Collected material:
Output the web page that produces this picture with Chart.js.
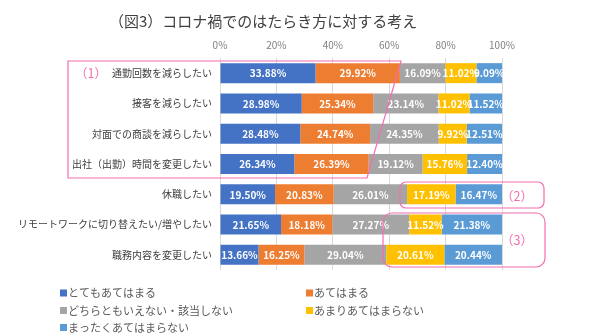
<!DOCTYPE html>
<html lang="ja">
<head>
<meta charset="utf-8">
<script src="https://cdn.jsdelivr.net/npm/chart.js@4/dist/chart.umd.min.js"></script>
<style>
  html, body { margin: 0; padding: 0; background: #ffffff; }
  #wrap { position: relative; width: 600px; height: 336px; }
</style>
</head>
<body>
<div id="wrap"><canvas id="chart" width="600" height="336"></canvas></div>
<script>
// 回答項目
const categories = [
  '通勤回数を減らしたい',
  '接客を減らしたい',
  '対面での商談を減らしたい',
  '出社（出勤）時間を変更したい',
  '休職したい',
  'リモートワークに切り替えたい/増やしたい',
  '職務内容を変更したい'
];

// 回答の選択肢
const seriesNames = [
  'とてもあてはまる',
  'あてはまる',
  'どちらともいえない・該当しない',
  'あまりあてはまらない',
  'まったくあてはまらない'
];

// 各選択肢の割合（％）
const veryTrue   = [33.88, 28.98, 28.48, 26.34, 19.50, 21.65, 13.66];
const someTrue   = [29.92, 25.34, 24.74, 26.39, 20.83, 18.18, 16.25];
const neutral    = [16.09, 23.14, 24.35, 19.12, 26.01, 27.27, 29.04];
const notReally  = [11.02, 11.02,  9.92, 15.76, 17.19, 11.52, 20.61];
const notAtAll   = [ 9.09, 11.52, 12.51, 12.40, 16.47, 21.38, 20.44];

const tickValues = [0, 20, 40, 60, 80, 100];

const colors = ['#4472C4', '#ED7D31', '#A5A5A5', '#FFC000', '#5B9BD5'];
const seriesValues = [veryTrue, someTrue, neutral, notReally, notAtAll];

const JP = '"Noto Sans CJK JP", "Noto Sans", sans-serif';
const PINK = '#F26FB0';

// 各区間の中央に値を白文字で描く
const segmentLabels = {
  id: 'segmentLabels',
  afterDatasetsDraw(chart) {
    const ctx = chart.ctx;
    ctx.save();
    ctx.fillStyle = '#ffffff';
    ctx.font = 'bold 10px ' + JP;
    ctx.textAlign = 'center';
    ctx.textBaseline = 'middle';
    chart.data.datasets.forEach((ds, i) => {
      const meta = chart.getDatasetMeta(i);
      meta.data.forEach((bar, j) => {
        const cx = (bar.x + bar.base) / 2;
        ctx.fillText(ds.data[j].toFixed(2) + '%', cx, bar.y + 0.5);
      });
    });
    ctx.restore();
  }
};

// タイトル・凡例・注記枠
const decorations = {
  id: 'decorations',
  afterDraw(chart) {
    const ctx = chart.ctx;
    ctx.save();

    // タイトル
    ctx.fillStyle = '#404040';
    ctx.font = '15px ' + JP;
    ctx.textAlign = 'left';
    ctx.textBaseline = 'middle';
    ctx.fillText('（図3）コロナ禍でのはたらき方に対する考え', 109, 21);

    // 凡例（2列）
    const cols = [60, 306];
    const rows = [293, 310.5, 327.5];
    ctx.font = '11px ' + JP;
    chart.data.datasets.forEach((ds, i) => {
      const x = cols[i % 2];
      const y = rows[Math.floor(i / 2)];
      ctx.fillStyle = ds.backgroundColor;
      ctx.fillRect(x, y - 3.5, 7, 7);
      ctx.fillStyle = '#595959';
      ctx.fillText(ds.label, x + 8, y);
    });

    // 注記枠
    ctx.strokeStyle = PINK;
    ctx.lineWidth = 1.2;
    ctx.beginPath();
    ctx.moveTo(68, 61);
    ctx.lineTo(401, 61);
    ctx.lineTo(367, 178);
    ctx.lineTo(68, 178);
    ctx.closePath();
    ctx.stroke();

    const roundBox = (x, y, w, h, r) => {
      ctx.beginPath();
      ctx.roundRect(x, y, w, h, r);
      ctx.stroke();
    };
    roundBox(400, 182, 144, 26, 6);
    roundBox(383, 213, 162, 54, 9);

    ctx.fillStyle = PINK;
    ctx.font = '12.5px ' + JP;
    ctx.textAlign = 'center';
    ctx.fillText('（1）', 91, 73.5);
    ctx.fillText('（2）', 517, 196);
    ctx.fillText('（3）', 517, 240);
    ctx.restore();
  }
};

new Chart(document.getElementById('chart'), {
  type: 'bar',
  data: {
    labels: categories,
    datasets: seriesNames.map((name, i) => ({
      label: name,
      data: seriesValues[i],
      backgroundColor: colors[i],
      borderWidth: 0,
      categoryPercentage: 1,
      barPercentage: 0.66
    }))
  },
  options: {
    indexAxis: 'y',
    responsive: false,
    animation: false,
    devicePixelRatio: 1,
    layout: { padding: { top: 0, right: 98, bottom: 66, left: 0 } },
    plugins: {
      legend: { display: false },
      tooltip: { enabled: false },
      title: { display: false }
    },
    scales: {
      x: {
        position: 'top',
        stacked: true,
        min: 0,
        max: 100,
        afterBuildTicks(scale) {
          scale.ticks = tickValues.map(v => ({ value: v }));
        },
        afterFit(scale) { scale.height = 58; },
        ticks: {
          padding: 7,
          color: '#7F7F7F',
          font: { family: JP, size: 10 },
          callback: v => v + '%'
        },
        grid: { color: '#D9D9D9', lineWidth: 1, drawTicks: false },
        border: { display: false }
      },
      y: {
        stacked: true,
        afterFit(scale) { scale.width = 220; },
        ticks: {
          padding: 8,
          color: '#404040',
          font: { family: JP, size: 10 }
        },
        grid: { display: false, drawTicks: false },
        border: { display: false }
      }
    }
  },
  plugins: [segmentLabels, decorations]
});
</script>
</body>
</html>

Given exercise:
Each line of the data should be quoted exactly, with pictures left out.

Written solution:
Output the web page that produces this picture with Chart.js.
<!DOCTYPE html>
<html lang="ja">
<head>
<meta charset="utf-8">
<script src="https://cdn.jsdelivr.net/npm/chart.js@4/dist/chart.umd.min.js"></script>
<style>
  html, body { margin: 0; padding: 0; background: #ffffff; }
  #wrap { position: relative; width: 600px; height: 336px; }
</style>
</head>
<body>
<div id="wrap"><canvas id="chart" width="600" height="336"></canvas></div>
<script>
// 回答項目
const categories = [
  '通勤回数を減らしたい',
  '接客を減らしたい',
  '対面での商談を減らしたい',
  '出社（出勤）時間を変更したい',
  '休職したい',
  'リモートワークに切り替えたい/増やしたい',
  '職務内容を変更したい'
];

// 回答の選択肢
const seriesNames = [
  'とてもあてはまる',
  'あてはまる',
  'どちらともいえない・該当しない',
  'あまりあてはまらない',
  'まったくあてはまらない'
];

// 各選択肢の割合（％）
const veryTrue   = [33.88, 28.98, 28.48, 26.34, 19.50, 21.65, 13.66];
const someTrue   = [29.92, 25.34, 24.74, 26.39, 20.83, 18.18, 16.25];
const neutral    = [16.09, 23.14, 24.35, 19.12, 26.01, 27.27, 29.04];
const notReally  = [11.02, 11.02,  9.92, 15.76, 17.19, 11.52, 20.61];
const notAtAll   = [ 9.09, 11.52, 12.51, 12.40, 16.47, 21.38, 20.44];

const tickValues = [0, 20, 40, 60, 80, 100];

const colors = ['#4472C4', '#ED7D31', '#A5A5A5', '#FFC000', '#5B9BD5'];
const seriesValues = [veryTrue, someTrue, neutral, notReally, notAtAll];

const JP = '"Noto Sans CJK JP", "Noto Sans", sans-serif';
const PINK = '#F26FB0';

// 各区間の中央に値を白文字で描く
const segmentLabels = {
  id: 'segmentLabels',
  afterDatasetsDraw(chart) {
    const ctx = chart.ctx;
    ctx.save();
    ctx.fillStyle = '#ffffff';
    ctx.font = 'bold 10px ' + JP;
    ctx.textAlign = 'center';
    ctx.textBaseline = 'middle';
    chart.data.datasets.forEach((ds, i) => {
      const meta = chart.getDatasetMeta(i);
      meta.data.forEach((bar, j) => {
        const cx = (bar.x + bar.base) / 2;
        ctx.fillText(ds.data[j].toFixed(2) + '%', cx, bar.y + 0.5);
      });
    });
    ctx.restore();
  }
};

// タイトル・凡例・注記枠
const decorations = {
  id: 'decorations',
  afterDraw(chart) {
    const ctx = chart.ctx;
    ctx.save();

    // タイトル
    ctx.fillStyle = '#404040';
    ctx.font = '15px ' + JP;
    ctx.textAlign = 'left';
    ctx.textBaseline = 'middle';
    ctx.fillText('（図3）コロナ禍でのはたらき方に対する考え', 109, 21);

    // 凡例（2列）
    const cols = [60, 306];
    const rows = [293, 310.5, 327.5];
    ctx.font = '11px ' + JP;
    chart.data.datasets.forEach((ds, i) => {
      const x = cols[i % 2];
      const y = rows[Math.floor(i / 2)];
      ctx.fillStyle = ds.backgroundColor;
      ctx.fillRect(x, y - 3.5, 7, 7);
      ctx.fillStyle = '#595959';
      ctx.fillText(ds.label, x + 8, y);
    });

    // 注記枠
    ctx.strokeStyle = PINK;
    ctx.lineWidth = 1.2;
    ctx.beginPath();
    ctx.moveTo(68, 61);
    ctx.lineTo(401, 61);
    ctx.lineTo(367, 178);
    ctx.lineTo(68, 178);
    ctx.closePath();
    ctx.stroke();

    const roundBox = (x, y, w, h, r) => {
      ctx.beginPath();
      ctx.roundRect(x, y, w, h, r);
      ctx.stroke();
    };
    roundBox(400, 182, 144, 26, 6);
    roundBox(383, 213, 162, 54, 9);

    ctx.fillStyle = PINK;
    ctx.font = '12.5px ' + JP;
    ctx.textAlign = 'center';
    ctx.fillText('（1）', 91, 73.5);
    ctx.fillText('（2）', 517, 196);
    ctx.fillText('（3）', 517, 240);
    ctx.restore();
  }
};

new Chart(document.getElementById('chart'), {
  type: 'bar',
  data: {
    labels: categories,
    datasets: seriesNames.map((name, i) => ({
      label: name,
      data: seriesValues[i],
      backgroundColor: colors[i],
      borderWidth: 0,
      categoryPercentage: 1,
      barPercentage: 0.66
    }))
  },
  options: {
    indexAxis: 'y',
    responsive: false,
    animation: false,
    devicePixelRatio: 1,
    layout: { padding: { top: 0, right: 98, bottom: 66, left: 0 } },
    plugins: {
      legend: { display: false },
      tooltip: { enabled: false },
      title: { display: false }
    },
    scales: {
      x: {
        position: 'top',
        stacked: true,
        min: 0,
        max: 100,
        afterBuildTicks(scale) {
          scale.ticks = tickValues.map(v => ({ value: v }));
        },
        afterFit(scale) { scale.height = 58; },
        ticks: {
          padding: 7,
          color: '#7F7F7F',
          font: { family: JP, size: 10 },
          callback: v => v + '%'
        },
        grid: { color: '#D9D9D9', lineWidth: 1, drawTicks: false },
        border: { display: false }
      },
      y: {
        stacked: true,
        afterFit(scale) { scale.width = 220; },
        ticks: {
          padding: 8,
          color: '#404040',
          font: { family: JP, size: 10 }
        },
        grid: { display: false, drawTicks: false },
        border: { display: false }
      }
    }
  },
  plugins: [segmentLabels, decorations]
});
</script>
</body>
</html>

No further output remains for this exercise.